Making allies from among the Brit faction, they hint that the president is not up to standard asa rower and has made the team only because of his friendship with the coach. Tiffs and threatened resignations follow, and dissension is heightened when headstrong Ross is downgraded from the A team as punishment for his undisciplined behavior.
All semblance of harmony subsequently erodes in the ranks, and both the Cambridge team and the Oxford authorities dismiss the chances of MacDonald and his oarsmen, but their drive and gumption see them through.
Comparison with “Chariots of Fire” seems inevitable. But while the 1981 Hugh Hudson film focused on character and the emotional and psychological factors that fuel the competitive spirit, “True Blue” is merely a laborious recap of many months of training disputes, political infighting, momentary defeats and setbacks before the predictable final moment of glory.

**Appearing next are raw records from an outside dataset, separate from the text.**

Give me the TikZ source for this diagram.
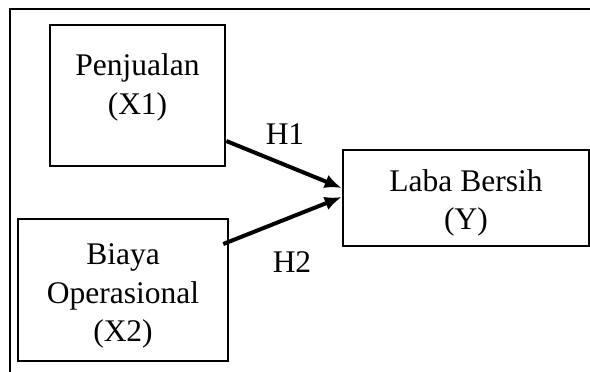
\documentclass[tikz,border=0pt]{standalone}
\usepackage{fontspec}
\setmainfont{Liberation Serif}
\usetikzlibrary{arrows.meta}
\tikzset{>={Latex[length=17pt,width=14pt]}}
\tikzset{
  varbox/.style={draw, line width=2.6pt, inner sep=0pt},
  boxtext/.style={align=center, inner sep=0pt, font=\fontsize{31.5}{38.5}\selectfont},
  link/.style={->, line width=4pt},
  hlabel/.style={font=\fontsize{31.5}{38.5}\selectfont}
}

\begin{document}
\begin{tikzpicture}[x=1pt, y=-1pt]
        \useasboundingbox (0,0) rectangle (590,372);

            % Outer frame (only top and left edges show)
            \draw[line width=2pt] (590,9) -- (10,9) -- (10,372);

            % Penjualan box
            \node[varbox, minimum width=175pt, minimum height=141pt] (pj) at (137.5,95.5) {};
            \node[boxtext] (pjtext) at (137.5,87.5) {Penjualan\\(X1)};

            % Biaya Operasional box
            \node[varbox, minimum width=210pt, minimum height=142pt] (bo) at (123,290) {};
            \node[boxtext] (botext) at (123,296) {Biaya\\Operasional\\(X2)};

            % Laba Bersih box
            \node[varbox, minimum width=246pt, minimum height=96pt] (lb) at (466,198) {};
            \node[boxtext] (lbtext) at (466,203) {Laba Bersih\\(Y)};

            % Hypothesis arrows
            \draw[link] ([yshift=-45.5pt]pj.east) -- ([yshift=10pt]lb.west);
            \draw[link] ([xshift=-6pt,yshift=46pt]bo.east) -- ([yshift=1pt]lb.west);

            % Labels
            \node[hlabel] (h1) at (285,134) {H1};
            \node[hlabel] (h2) at (292,262) {H2};

        \end{tikzpicture}
\end{document}
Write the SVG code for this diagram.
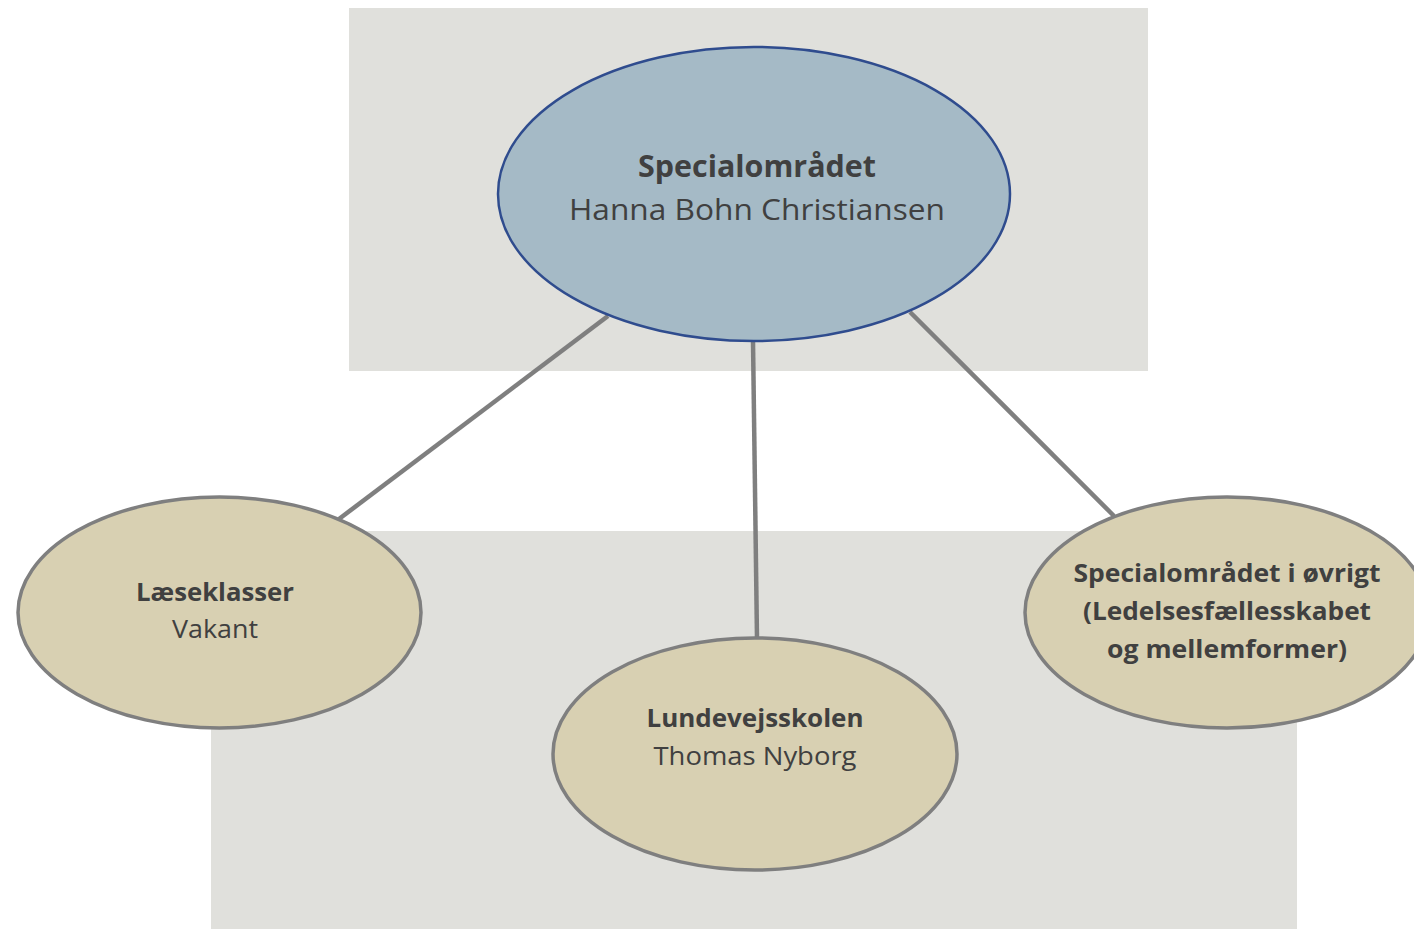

This may have been enough to sustain the drama had the audience been given someone to root for, but Rupert Walters’ script neglects to develop a single character. West plays MacDonald as upstanding and altruistic, but he remains an uninteresting figure. His personal life is touched on in some colorless family scenes, a hint of money troubles and a friendship with a Jesuit priest (Dylan Baker) who rallies support from the team in one of the film’s most clumsily scripted scenes, but the character remains one-dimensional.
Topolski is equally vanilla despite constant assertions from other characters as to the man’s supposed dynamism. The rest of the rowers are like second-string GQ models.
A seasoned television director with some minor feature credits behind him, Fairfax’s approach to shaping the material into more than a small-screen vehicle begins and ends with shooting it in widescreen. Technical contributions are competent but uninspired. Only Stanislas Syrewicz’s music injects some energy. The real Topolski, who served as creative consultant on the pic and whose book was the basis for the screenplay, appears as the race umpire.